現在の良長院は、江戸時代後期の天保年間(1831年~1845年)に、三浦半島の東京湾側に位置する旧横須賀村の中心地近く(現在の横須賀市緑が丘)に創建された寺院です。
この場所には、江戸時代がはじまる前まで、「良長院」という同じ名前の寺院がありました。小田原征伐の後、徳川家康が関東に移ってくると、良長院の住職には家康の旧領であった駿河国より之源臨乎が呼ばれました。之源は家康から「菊長老」と称されるなど、二人は駿河国時代より親交があったようです。
しかし、富士山に愛着のあった駿河国出身の之源臨乎は、富士山を眺望できる地を所望し、三浦半島の相模湾側に位置する旧沼間村(現在の逗子市沼間)に寺を移し、院号も「海宝院」と改めました。

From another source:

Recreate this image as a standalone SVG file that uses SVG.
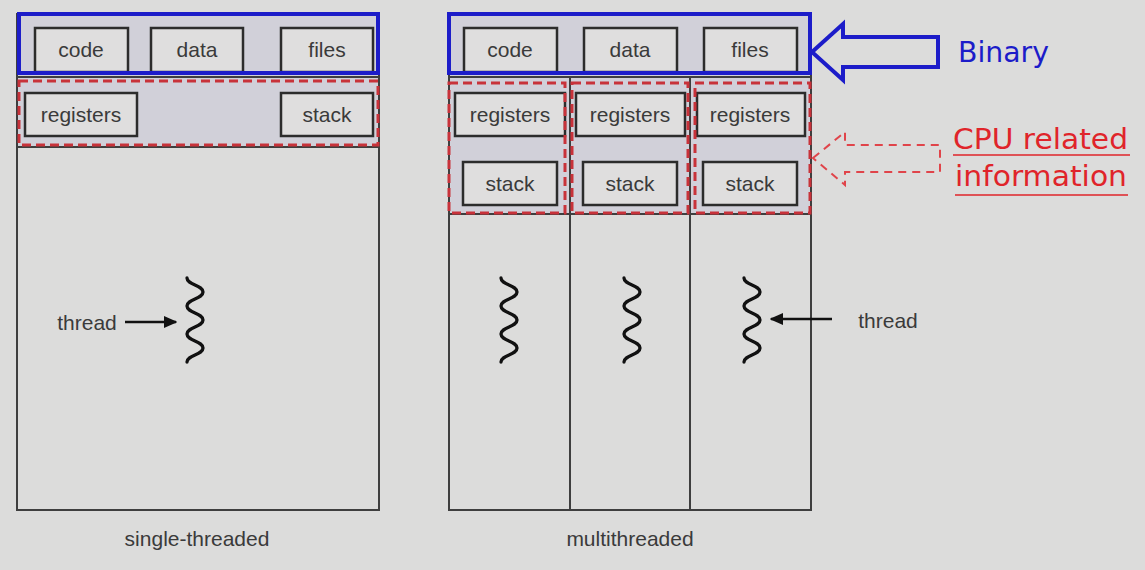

その跡地に、呑高という僧が同じ院号で寺院を再興したのが、現在の良長院のはじまりです。
山号 | 龍谷山 |
宗派 | 曹洞宗 |
寺格 | ― |
本尊 | 釈迦三尊 |
創建 | 旧・良長院(現・海宝院):鎌倉時代 現・良長院:1831年~1845年(天保年間) |
開山 | 旧・良長院:不詳 現・良長院:霊屋(招待開山) |
開基 | 旧・良長院:瀬尾重兵衛良長 現・良長院:呑高(事実上の開山) |
かつて横須賀軍港のおひざ元して栄え、現在も三浦半島最大の繁華街である横須賀中央エリアに隣接した地に建つ良長院は、旧日本海軍関係者や地元の商人たちとも関わりの深い寺院でした。良長院の境内では、横須賀の黎明期を偲ぶような、慰霊碑や奉納物なども見られます。
INDEX
良長院の薬師如来立像は県内で数体しか現存しない中世の鉄仏
かつての良長院(現在の海宝院)も、現在は米海軍横須賀基地内になっている旧横須賀村の泊浦(現在の横須賀市泊町)で創建され、現在地へは江戸時代以前に移転してきています。
鎌倉時代に良長院を創建した瀬尾重兵衛良長は、泊浦にあった長峯城(横須賀城)の城主で、「良長院」の名前も瀬尾重兵衛「良長」に由来します。
良長院に安置されている鉄造薬師如来立像は、こちらも同じ泊浦にあった良長院の末寺・野狐山宗慶寺(廃寺)の本尊であったものと伝えられています。この薬師如来立像は室町時代の作と考えられていて、横須賀市内で唯一、神奈川県内でも数体しか現存しない中世の鉄仏とされています。
米軍基地やドブ板通りに隣接した良長院境内
現在の良長院は、米海軍横須賀基地の外に位置していますが、メインゲートのすぐそばにあります。その間には、米軍関係者が多く訪れる繁華街として知られる、ドブ板通りもあります。
良長院はこのようなロケーションにあるため、境内の下には、「在日米軍立入禁止」を示す看板が設置されています。このような光景は、良長院周辺では所々で見られます。
出世閻魔として親しまれてきた良長院の閻魔大王
良長院の本堂の向かって左手には、閻魔堂が建っています。良長院の閻魔大王は「出世閻魔」とも呼ばれ、親しまれています。
横須賀製鉄所(後の横須賀造船所、横須賀海軍工廠)が置かれるなど、明治期以降、横須賀の軍港化が進むにつれて人口も爆発的に増えていきました。やがて、横須賀の市街地は、良長院周辺から現在の横須賀中央駅方面やその海側の埋立地へと拡がっていき、現在の横須賀中央大通り周辺には、多くの商店や企業が軒を連ねるようになっていきました。
長い間、その中心として賑わってきた三浦半島唯一の百貨店「さいか屋横須賀店」もそのような商店の一つですが、このさいか屋創業家(岡本家)をはじめ、良長院は、三浦半島で一番の繁華街へと発展していった横須賀中央界隈の多くの商人の信仰の対象となり、檀家に持つ寺院でもあります。
その他の良長院の見どころ
良長院の四季
良長院の境内では、控えめながら、四季折々の花が見られます。